Because it doesn’t actually say much about this particular shot we are discussing right now. It’s more like “in the past, this has happened.”
Now the reason we’re here at all is because most TV commentators have previously been really bad at estimating historic likelihood. (This is a verifiable claim.) For some reason they seem to think the modern incarnation of football is a much easier game than when they played, which makes them far too critical of whether any particular chance should have been scored. I don’t know why this is, but it’s an epidemic across the entirety of European commentary and there isn’t a way to change it without some sort of objective information.
This is where xG shines, because it provides an anchor point based on history. All the players in the data set taking these shots are/were professional footballers. It’s not like we’re comparing the expertise of children against the Sergio Agueros of the world – these are mostly like for like comparisons.
And this is where the commentators get to apply their expertise…

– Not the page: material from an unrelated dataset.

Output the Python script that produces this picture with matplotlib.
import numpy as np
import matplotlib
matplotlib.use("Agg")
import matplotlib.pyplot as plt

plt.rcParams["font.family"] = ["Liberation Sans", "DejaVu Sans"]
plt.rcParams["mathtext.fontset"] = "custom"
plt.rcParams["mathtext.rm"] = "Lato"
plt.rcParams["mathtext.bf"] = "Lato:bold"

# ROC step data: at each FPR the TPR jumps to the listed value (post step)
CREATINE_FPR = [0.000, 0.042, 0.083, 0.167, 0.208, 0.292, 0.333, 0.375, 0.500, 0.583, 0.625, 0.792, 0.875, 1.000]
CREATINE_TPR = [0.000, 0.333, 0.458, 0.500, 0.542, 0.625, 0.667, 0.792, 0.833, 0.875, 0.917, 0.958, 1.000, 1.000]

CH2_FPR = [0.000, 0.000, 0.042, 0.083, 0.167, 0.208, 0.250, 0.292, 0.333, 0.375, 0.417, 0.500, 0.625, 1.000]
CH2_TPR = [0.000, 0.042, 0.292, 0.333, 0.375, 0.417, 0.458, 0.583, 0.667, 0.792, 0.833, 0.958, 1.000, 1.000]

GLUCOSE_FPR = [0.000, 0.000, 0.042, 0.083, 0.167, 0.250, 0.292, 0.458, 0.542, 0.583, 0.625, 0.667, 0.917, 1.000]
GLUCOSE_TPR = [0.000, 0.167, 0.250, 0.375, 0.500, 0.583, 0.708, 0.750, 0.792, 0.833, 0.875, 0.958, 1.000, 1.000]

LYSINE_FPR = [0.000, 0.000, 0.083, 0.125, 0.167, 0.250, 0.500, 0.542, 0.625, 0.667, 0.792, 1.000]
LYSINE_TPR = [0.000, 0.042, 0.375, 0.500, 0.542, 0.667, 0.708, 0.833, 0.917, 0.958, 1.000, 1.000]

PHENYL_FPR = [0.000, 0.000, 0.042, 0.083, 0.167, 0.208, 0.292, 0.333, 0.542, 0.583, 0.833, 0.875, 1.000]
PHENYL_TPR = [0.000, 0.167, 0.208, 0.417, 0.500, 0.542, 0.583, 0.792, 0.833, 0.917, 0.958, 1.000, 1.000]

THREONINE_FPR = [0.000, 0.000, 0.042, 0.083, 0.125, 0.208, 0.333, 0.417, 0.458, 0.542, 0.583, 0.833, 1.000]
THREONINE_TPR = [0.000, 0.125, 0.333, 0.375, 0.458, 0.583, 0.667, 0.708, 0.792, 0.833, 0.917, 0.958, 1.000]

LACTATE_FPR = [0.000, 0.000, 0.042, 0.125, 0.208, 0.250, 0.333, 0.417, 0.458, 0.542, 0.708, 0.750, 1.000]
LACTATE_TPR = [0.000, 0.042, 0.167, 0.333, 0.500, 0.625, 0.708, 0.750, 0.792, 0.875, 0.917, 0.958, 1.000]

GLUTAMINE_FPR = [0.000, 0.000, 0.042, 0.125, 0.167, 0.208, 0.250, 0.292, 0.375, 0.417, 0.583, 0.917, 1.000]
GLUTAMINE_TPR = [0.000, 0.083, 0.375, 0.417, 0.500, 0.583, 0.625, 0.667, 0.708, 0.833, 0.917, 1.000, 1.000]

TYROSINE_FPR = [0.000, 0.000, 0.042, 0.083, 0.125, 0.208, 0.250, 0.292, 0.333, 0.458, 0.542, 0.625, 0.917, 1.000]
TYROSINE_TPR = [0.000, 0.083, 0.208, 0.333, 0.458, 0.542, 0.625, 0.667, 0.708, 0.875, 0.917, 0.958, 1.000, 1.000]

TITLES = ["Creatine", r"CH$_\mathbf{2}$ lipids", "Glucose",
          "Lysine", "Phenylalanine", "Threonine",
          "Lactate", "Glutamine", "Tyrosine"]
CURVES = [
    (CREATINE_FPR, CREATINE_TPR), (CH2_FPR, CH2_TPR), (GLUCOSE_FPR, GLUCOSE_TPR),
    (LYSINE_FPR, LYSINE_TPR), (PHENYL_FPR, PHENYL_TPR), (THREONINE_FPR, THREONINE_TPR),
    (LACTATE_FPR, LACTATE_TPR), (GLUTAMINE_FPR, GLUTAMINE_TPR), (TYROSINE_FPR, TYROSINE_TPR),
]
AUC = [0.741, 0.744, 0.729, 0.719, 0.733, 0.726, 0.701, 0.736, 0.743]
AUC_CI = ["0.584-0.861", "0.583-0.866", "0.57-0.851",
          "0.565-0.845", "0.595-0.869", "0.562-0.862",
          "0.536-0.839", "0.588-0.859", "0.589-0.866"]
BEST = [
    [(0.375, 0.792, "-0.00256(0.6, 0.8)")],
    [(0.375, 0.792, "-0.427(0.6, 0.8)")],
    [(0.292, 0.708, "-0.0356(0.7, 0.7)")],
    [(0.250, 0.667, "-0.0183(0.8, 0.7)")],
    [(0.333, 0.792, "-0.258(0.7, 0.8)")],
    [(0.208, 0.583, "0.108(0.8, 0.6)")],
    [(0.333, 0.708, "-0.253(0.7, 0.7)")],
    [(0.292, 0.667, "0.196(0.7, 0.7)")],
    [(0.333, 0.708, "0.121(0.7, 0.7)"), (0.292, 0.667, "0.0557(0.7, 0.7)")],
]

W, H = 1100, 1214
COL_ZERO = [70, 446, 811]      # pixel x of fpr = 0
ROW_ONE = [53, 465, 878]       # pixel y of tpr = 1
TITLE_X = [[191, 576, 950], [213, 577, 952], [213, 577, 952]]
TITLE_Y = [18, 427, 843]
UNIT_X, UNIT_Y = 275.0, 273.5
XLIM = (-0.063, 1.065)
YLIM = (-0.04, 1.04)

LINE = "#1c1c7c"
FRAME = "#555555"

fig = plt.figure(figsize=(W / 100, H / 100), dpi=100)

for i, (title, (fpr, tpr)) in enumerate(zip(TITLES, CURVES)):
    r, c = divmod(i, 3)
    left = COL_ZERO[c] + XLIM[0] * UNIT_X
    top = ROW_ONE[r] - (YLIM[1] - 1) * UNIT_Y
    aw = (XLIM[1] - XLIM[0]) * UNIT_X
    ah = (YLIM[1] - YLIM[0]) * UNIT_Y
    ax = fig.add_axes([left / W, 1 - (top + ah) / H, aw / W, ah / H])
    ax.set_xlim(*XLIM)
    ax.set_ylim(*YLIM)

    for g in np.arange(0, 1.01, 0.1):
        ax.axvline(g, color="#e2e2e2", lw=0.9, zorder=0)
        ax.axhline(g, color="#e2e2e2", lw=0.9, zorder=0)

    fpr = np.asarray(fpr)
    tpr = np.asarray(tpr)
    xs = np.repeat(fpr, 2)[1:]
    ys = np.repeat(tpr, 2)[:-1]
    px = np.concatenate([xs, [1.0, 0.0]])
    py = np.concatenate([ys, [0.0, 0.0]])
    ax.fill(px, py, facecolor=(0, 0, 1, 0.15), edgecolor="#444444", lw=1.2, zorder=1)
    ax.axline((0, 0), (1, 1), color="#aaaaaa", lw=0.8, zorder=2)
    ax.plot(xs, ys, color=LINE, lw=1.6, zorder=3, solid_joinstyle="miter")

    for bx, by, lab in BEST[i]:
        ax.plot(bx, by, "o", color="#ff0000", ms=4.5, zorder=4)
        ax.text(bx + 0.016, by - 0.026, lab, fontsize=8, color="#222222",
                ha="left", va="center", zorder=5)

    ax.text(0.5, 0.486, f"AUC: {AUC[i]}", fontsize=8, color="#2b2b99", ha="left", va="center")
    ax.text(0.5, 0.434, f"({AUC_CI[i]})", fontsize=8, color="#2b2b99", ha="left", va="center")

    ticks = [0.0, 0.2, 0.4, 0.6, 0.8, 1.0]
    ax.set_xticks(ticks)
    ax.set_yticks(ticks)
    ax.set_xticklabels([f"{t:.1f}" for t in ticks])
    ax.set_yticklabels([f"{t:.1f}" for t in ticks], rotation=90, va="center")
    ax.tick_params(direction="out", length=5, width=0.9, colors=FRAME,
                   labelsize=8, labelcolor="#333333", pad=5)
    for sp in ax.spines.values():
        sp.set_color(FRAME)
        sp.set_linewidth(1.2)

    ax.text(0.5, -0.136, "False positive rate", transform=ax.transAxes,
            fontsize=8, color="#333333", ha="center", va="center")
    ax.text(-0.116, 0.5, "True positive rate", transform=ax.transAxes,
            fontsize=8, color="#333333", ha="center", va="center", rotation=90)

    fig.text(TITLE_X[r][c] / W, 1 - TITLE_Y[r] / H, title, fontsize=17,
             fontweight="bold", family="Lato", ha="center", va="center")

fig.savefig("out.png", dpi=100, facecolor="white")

Because as noted above, xG models have very little information about the particulars of any one chance. Commentators, on the other hand, have all the information, including expertise in knowing what it’s like to be on the pitch trying to score those goals.

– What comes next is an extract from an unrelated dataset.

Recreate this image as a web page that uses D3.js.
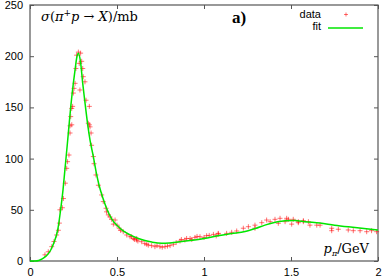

They can then apply their expertise and tell us why a single shot is likely easier or harder than all the other shots from that location. It won’t generally turn a 9% chance into a 90% chance (see also: wide angle headers from 10 yards out), but it could easily be double or treble what the model estimates.
I stated in my article last year, I feel like the commentators don’t get enough chance to apply their expertise in place of cliche. Adding an underlying xG model gives them exactly that opportunity.
My show pitch
Opta have a lot of data from the entirety of the Premier League at their disposal. It would be brilliant to see someone walk ex-players back through the stats and data from their own careers and discuss it, especially when paired with video highlights.
It could also potentially be a huge conversion point for players and coaches on the value data represents to the game.
Example: Alan Shearer is easily one of the best forwards ever to play in the Premier League. This isn’t a claim anyone will argue with. However, as good as he was, Shearer probably only scored about one in every five shots he took. 20%. Maybe less.
If one of the PL’s best ever forwards only scores at that rate, and you prove this info to him with his own stats, maybe it will soften/improve his commentary when evaluating others?
Football has changed.
I’ve been saying this all summer, but even compared to 12 months ago, I am seeing massive differences in how interested clubs are in adding data analysis into their football process. The fact that media are picking up on this and moving forward is a clear sign that football itself is in transition. Whether certain groups of fans like it or not, the world is progressing from viewing data analysts as “xG Virgins” (as someone recently tweeted at me), into people that work inside of football clubs and have their analysis appear regularly in the mainstream.
My suspicion is that this transition won’t be an entirely smooth one, but it is unequivocally positive. It’s also going to create an entire new generation of highly educated fans and coaches who view the game itself in a more knowledgeable light.
In the meantime, my only request is please, be gentle. With feedback, with drawn conclusions, with criticism. With everything.